# SOURCE MATERIAL start

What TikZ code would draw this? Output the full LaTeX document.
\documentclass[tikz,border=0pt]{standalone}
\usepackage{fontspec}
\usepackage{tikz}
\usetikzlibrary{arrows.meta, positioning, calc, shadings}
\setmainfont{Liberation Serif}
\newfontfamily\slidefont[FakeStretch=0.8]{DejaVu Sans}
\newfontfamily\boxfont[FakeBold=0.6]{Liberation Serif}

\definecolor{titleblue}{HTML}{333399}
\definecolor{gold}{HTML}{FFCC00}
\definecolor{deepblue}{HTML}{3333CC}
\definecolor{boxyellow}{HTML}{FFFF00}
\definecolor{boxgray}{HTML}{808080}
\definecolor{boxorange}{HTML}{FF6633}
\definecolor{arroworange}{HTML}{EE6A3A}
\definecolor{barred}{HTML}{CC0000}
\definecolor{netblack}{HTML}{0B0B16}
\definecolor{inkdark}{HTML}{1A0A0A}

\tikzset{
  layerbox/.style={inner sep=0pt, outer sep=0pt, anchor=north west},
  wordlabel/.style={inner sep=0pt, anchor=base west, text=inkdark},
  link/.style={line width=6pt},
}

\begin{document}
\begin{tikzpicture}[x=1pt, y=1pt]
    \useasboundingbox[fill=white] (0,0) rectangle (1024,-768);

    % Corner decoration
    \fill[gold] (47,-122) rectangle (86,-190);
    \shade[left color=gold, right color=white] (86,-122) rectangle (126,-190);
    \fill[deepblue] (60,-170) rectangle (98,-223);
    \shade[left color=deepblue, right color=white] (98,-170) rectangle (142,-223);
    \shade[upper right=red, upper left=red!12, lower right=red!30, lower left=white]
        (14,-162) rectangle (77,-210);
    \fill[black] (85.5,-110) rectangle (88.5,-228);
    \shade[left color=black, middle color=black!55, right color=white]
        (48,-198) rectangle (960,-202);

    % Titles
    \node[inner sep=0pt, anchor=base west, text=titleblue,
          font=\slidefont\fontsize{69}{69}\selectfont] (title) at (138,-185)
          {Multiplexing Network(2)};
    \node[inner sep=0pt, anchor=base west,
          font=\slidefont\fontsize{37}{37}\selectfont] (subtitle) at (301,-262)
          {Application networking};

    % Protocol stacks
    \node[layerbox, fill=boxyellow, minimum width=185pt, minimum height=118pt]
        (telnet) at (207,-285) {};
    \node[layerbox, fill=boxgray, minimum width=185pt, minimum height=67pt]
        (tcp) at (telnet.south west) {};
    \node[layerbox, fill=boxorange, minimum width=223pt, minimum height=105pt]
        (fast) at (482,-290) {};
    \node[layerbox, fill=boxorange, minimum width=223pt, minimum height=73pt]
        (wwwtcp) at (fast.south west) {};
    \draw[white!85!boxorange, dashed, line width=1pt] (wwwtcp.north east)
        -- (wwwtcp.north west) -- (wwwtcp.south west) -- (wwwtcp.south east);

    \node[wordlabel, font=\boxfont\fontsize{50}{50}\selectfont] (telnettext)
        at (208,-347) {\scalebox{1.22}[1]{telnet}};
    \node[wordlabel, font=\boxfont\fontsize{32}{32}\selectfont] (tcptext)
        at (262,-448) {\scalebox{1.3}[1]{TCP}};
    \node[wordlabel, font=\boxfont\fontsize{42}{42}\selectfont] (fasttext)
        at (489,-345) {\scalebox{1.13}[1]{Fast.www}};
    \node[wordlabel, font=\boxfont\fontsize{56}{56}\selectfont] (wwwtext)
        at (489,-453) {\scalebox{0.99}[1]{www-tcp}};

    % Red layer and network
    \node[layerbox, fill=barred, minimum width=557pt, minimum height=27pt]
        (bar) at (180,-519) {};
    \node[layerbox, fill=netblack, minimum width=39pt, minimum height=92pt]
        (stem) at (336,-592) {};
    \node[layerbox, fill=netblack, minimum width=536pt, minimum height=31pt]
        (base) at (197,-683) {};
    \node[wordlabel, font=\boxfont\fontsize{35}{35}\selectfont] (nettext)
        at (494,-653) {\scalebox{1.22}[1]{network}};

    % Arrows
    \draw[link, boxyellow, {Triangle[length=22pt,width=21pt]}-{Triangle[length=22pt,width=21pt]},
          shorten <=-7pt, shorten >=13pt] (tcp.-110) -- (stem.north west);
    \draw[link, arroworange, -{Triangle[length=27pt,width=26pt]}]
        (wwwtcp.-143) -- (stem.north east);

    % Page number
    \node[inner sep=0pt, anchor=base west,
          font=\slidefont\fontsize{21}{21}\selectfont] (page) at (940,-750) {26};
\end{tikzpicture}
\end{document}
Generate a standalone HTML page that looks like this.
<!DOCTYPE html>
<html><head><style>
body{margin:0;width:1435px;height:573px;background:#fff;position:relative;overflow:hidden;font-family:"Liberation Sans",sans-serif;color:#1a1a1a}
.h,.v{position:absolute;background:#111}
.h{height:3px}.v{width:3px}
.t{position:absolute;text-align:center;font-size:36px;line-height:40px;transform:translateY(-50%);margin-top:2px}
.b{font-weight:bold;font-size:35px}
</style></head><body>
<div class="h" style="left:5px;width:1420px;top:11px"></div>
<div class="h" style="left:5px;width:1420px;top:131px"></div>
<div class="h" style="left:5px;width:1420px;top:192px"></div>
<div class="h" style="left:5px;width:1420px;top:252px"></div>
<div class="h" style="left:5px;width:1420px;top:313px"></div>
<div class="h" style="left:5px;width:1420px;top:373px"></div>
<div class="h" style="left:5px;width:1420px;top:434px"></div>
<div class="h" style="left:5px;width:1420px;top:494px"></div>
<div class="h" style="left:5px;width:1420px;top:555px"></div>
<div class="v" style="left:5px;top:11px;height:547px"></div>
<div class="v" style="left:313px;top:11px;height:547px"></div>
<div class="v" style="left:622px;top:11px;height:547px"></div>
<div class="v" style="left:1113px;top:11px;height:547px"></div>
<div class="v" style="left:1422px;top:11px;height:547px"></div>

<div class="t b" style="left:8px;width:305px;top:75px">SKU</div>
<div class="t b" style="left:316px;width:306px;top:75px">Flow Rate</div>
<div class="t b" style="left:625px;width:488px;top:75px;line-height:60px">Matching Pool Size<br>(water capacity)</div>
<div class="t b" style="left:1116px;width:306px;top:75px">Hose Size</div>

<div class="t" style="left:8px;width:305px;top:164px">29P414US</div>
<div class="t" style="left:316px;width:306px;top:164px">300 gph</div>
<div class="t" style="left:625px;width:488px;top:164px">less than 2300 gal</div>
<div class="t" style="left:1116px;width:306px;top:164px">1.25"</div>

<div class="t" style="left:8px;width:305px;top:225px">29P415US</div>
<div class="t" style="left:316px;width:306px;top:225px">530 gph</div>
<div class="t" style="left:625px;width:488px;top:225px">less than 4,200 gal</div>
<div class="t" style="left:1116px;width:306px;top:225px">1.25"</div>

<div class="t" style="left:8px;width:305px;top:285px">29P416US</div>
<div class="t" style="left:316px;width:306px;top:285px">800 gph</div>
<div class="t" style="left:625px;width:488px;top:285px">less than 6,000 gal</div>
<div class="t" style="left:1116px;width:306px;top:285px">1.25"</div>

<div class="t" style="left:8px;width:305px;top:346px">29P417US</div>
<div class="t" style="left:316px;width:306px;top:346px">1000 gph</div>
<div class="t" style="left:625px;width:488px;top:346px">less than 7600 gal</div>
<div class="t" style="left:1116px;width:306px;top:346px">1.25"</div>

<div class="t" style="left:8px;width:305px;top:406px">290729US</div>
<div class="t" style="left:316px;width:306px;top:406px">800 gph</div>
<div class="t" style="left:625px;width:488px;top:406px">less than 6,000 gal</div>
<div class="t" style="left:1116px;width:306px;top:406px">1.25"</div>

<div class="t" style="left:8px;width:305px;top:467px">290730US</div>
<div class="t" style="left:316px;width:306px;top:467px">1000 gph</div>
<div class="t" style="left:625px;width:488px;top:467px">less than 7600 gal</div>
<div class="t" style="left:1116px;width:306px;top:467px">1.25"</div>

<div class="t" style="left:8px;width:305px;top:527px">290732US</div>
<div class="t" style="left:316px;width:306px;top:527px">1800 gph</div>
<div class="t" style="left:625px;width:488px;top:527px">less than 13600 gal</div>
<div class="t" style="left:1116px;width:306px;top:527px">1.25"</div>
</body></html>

# SOURCE MATERIAL end
# SOURCE MATERIAL start

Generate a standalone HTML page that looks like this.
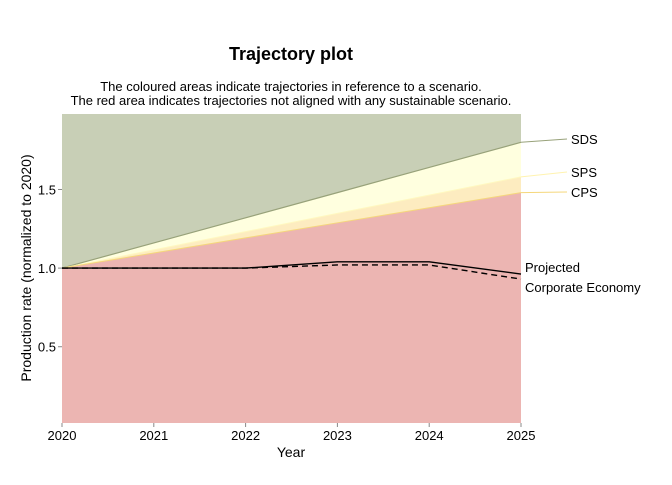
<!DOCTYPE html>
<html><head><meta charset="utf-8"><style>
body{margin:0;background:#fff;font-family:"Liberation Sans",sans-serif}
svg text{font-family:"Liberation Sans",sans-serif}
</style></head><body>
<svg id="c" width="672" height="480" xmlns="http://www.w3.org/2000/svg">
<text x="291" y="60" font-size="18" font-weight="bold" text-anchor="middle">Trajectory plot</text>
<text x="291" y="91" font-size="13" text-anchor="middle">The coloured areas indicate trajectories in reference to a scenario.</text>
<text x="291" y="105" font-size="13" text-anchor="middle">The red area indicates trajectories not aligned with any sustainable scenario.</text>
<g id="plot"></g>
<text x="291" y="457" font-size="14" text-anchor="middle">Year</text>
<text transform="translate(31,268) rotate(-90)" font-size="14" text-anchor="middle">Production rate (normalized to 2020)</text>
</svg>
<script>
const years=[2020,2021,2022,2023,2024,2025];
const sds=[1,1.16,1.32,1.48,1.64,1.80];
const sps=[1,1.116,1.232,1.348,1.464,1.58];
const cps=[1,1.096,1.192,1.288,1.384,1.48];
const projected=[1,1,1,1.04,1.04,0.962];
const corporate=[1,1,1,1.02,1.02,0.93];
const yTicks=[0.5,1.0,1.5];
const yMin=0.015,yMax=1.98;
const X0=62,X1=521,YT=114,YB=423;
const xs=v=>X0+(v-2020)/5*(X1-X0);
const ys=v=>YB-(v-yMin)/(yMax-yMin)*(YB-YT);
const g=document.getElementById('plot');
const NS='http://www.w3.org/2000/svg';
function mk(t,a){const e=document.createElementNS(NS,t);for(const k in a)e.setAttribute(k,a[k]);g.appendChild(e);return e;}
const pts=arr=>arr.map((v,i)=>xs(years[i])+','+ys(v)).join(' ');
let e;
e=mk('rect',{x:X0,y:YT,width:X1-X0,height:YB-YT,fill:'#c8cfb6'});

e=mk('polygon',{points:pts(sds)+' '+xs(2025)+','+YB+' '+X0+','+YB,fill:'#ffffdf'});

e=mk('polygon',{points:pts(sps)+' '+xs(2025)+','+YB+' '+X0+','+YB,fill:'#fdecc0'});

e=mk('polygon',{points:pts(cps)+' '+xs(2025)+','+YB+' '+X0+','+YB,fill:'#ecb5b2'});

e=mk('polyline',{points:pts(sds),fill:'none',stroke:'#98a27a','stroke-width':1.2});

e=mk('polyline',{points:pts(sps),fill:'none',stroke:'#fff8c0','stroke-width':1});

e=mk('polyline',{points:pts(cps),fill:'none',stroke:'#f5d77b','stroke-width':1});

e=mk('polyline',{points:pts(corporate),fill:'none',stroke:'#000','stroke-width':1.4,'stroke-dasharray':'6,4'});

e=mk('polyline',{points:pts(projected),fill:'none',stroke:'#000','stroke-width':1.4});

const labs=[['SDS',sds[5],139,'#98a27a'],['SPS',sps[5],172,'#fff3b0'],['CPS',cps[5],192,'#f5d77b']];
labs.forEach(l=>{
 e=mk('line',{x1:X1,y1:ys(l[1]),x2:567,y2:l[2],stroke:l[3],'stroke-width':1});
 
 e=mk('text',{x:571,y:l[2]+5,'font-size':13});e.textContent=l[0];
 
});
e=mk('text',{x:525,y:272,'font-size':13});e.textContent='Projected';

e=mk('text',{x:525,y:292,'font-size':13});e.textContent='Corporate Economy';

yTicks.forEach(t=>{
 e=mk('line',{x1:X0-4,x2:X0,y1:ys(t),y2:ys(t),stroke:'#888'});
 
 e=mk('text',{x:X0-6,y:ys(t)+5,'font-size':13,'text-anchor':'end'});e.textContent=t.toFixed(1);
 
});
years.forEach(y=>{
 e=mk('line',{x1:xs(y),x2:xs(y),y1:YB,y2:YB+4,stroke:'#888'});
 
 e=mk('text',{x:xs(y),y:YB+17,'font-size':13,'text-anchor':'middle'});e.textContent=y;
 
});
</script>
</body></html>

# SOURCE MATERIAL end
# SOURCE MATERIAL start

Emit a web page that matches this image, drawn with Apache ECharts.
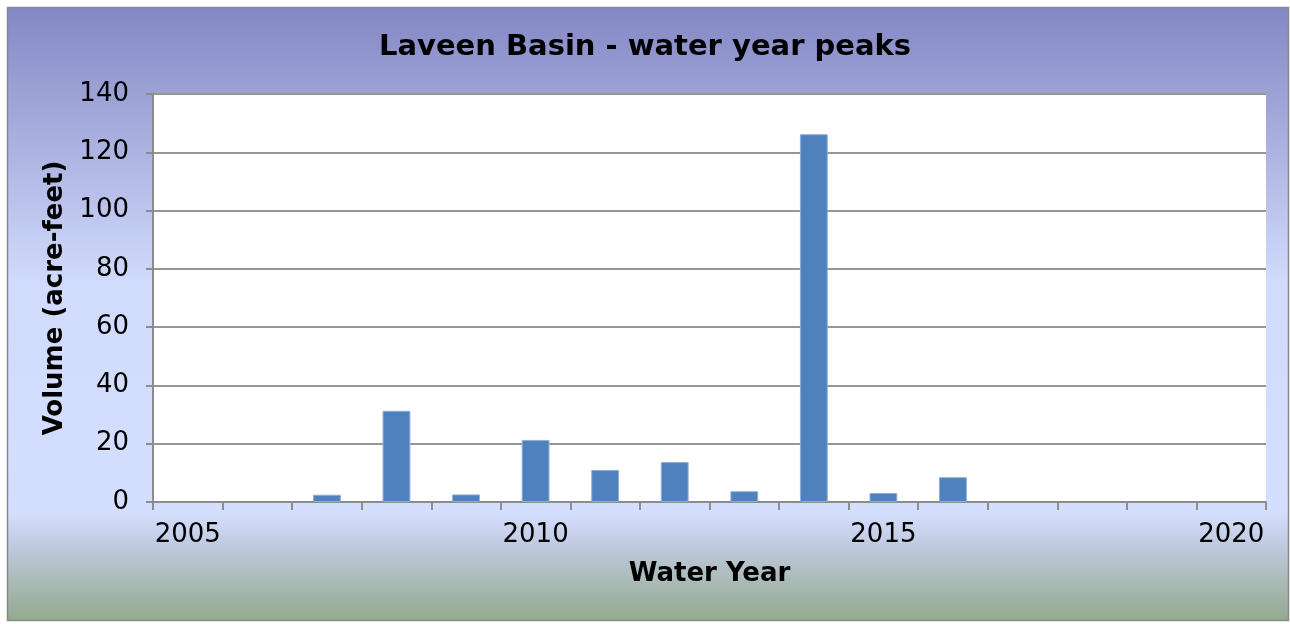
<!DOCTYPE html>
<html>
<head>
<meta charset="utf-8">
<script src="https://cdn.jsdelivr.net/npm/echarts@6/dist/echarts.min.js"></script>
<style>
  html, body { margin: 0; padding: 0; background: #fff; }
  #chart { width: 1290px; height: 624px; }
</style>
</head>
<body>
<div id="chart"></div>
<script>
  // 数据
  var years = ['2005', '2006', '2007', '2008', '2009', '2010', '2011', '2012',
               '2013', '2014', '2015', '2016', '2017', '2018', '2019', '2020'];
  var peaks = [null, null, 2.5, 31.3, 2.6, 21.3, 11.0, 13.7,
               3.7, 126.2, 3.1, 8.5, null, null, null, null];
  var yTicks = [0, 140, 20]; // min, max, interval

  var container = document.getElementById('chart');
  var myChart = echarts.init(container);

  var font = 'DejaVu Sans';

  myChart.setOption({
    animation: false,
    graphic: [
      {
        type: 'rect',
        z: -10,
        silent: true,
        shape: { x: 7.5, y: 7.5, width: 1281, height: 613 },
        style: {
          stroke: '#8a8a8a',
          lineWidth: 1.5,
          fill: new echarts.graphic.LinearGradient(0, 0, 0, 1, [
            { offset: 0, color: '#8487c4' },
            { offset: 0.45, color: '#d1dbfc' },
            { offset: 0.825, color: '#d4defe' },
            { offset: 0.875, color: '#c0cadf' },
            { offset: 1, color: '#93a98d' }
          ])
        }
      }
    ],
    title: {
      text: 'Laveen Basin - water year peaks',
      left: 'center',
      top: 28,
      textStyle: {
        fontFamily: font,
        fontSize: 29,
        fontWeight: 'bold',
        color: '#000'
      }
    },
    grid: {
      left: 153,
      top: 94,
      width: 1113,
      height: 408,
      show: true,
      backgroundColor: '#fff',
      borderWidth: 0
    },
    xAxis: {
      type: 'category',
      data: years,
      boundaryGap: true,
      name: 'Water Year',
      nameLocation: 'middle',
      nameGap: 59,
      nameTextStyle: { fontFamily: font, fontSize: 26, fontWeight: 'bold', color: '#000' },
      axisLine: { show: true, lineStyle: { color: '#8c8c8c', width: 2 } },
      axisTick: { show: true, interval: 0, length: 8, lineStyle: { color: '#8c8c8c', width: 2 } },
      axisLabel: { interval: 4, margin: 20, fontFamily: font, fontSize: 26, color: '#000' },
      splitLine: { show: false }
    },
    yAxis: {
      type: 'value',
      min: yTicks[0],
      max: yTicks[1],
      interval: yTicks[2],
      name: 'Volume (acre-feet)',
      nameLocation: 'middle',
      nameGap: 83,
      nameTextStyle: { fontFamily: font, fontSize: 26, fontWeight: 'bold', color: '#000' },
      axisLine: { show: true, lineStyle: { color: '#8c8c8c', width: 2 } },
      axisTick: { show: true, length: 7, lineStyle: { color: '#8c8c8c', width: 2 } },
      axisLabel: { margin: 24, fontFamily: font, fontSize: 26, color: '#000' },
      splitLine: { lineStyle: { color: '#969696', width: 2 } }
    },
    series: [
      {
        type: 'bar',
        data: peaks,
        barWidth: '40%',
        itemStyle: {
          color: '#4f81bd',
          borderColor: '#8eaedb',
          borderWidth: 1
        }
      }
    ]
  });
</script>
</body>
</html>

# SOURCE MATERIAL end

WORK REQUIRED — Repeat, character for character, the lines of the material above from the line with "What TikZ code" through the line with "(0,0) rectangle (1024,-768);".

OUTPUT —
What TikZ code would draw this? Output the full LaTeX document.
\documentclass[tikz,border=0pt]{standalone}
\usepackage{fontspec}
\usepackage{tikz}
\usetikzlibrary{arrows.meta, positioning, calc, shadings}
\setmainfont{Liberation Serif}
\newfontfamily\slidefont[FakeStretch=0.8]{DejaVu Sans}
\newfontfamily\boxfont[FakeBold=0.6]{Liberation Serif}

\definecolor{titleblue}{HTML}{333399}
\definecolor{gold}{HTML}{FFCC00}
\definecolor{deepblue}{HTML}{3333CC}
\definecolor{boxyellow}{HTML}{FFFF00}
\definecolor{boxgray}{HTML}{808080}
\definecolor{boxorange}{HTML}{FF6633}
\definecolor{arroworange}{HTML}{EE6A3A}
\definecolor{barred}{HTML}{CC0000}
\definecolor{netblack}{HTML}{0B0B16}
\definecolor{inkdark}{HTML}{1A0A0A}

\tikzset{
  layerbox/.style={inner sep=0pt, outer sep=0pt, anchor=north west},
  wordlabel/.style={inner sep=0pt, anchor=base west, text=inkdark},
  link/.style={line width=6pt},
}

\begin{document}
\begin{tikzpicture}[x=1pt, y=1pt]
    \useasboundingbox[fill=white] (0,0) rectangle (1024,-768);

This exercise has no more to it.